A plaintiff in a Fair Debt Collection Practices Act case has learned an important schoolyard lesson – no backsies. A District Court judge in New Jersey has denied the plaintiff’s motion vacate an arbitration ruling in favor of a defendant, ruling that the plaintiff’s arguments were sour grapes made after the time to complain had long since passed.
A copy of the ruling in the case of Church v. Midland Funding can be accessed by clicking here.
The plaintiff defaulted on a credit card debt that was purchased by the defendant. The agreement issued by the original creditor had an arbitration clause in it, which gave the plaintiff the opportunity to reject the provision, which the plaintiff did not do.
The plaintiff received a collection letter from the defendant that included the following statement: “If your account goes to an attorney, the flexible pay options . . . may no longer be available to you. If this process results in litigation, and a judgment is entered against you, the judgment will be enforceable according to state law.” The plaintiff suit, arguing the word “may” violated the FDCPA because the defendant would continue to offer flexible payment options even after the account was sent to an attorney or a collection lawsuit was filed.
The defendant filed a motion to dismiss, or in the alternative, compel arbitration. The judge granted the motion to compel arbitration and that’s where the case went. The case was assigned to an arbitrator, who ruled in favor of the defendant. Use of the word “may” was not threatening nor misleading and the claim was dismissed.

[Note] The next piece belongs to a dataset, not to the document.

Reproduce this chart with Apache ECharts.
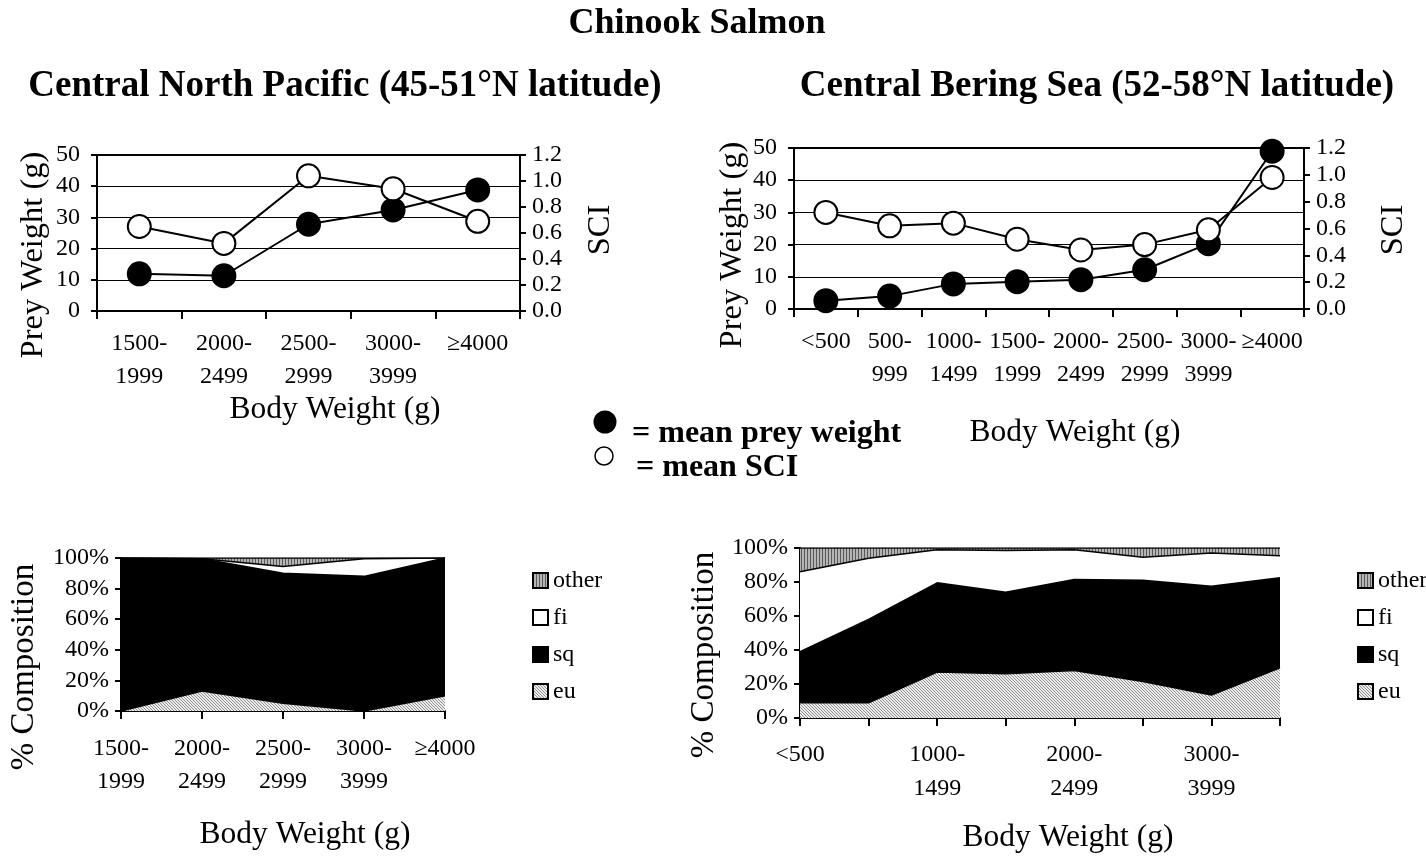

This is where the plaintiff decided that there were underlying issues with the arbitrator and the forum and sought to have the award dismissed. But the challenge to the arbitrator or the forum needed to be raised prior to the plaintiff losing his case, ruled Judge Evelyn Padin of the District Court for the District of New Jersey, who goes into great detail to explain all the reasons why the plaintiff’s arguments are unfounded.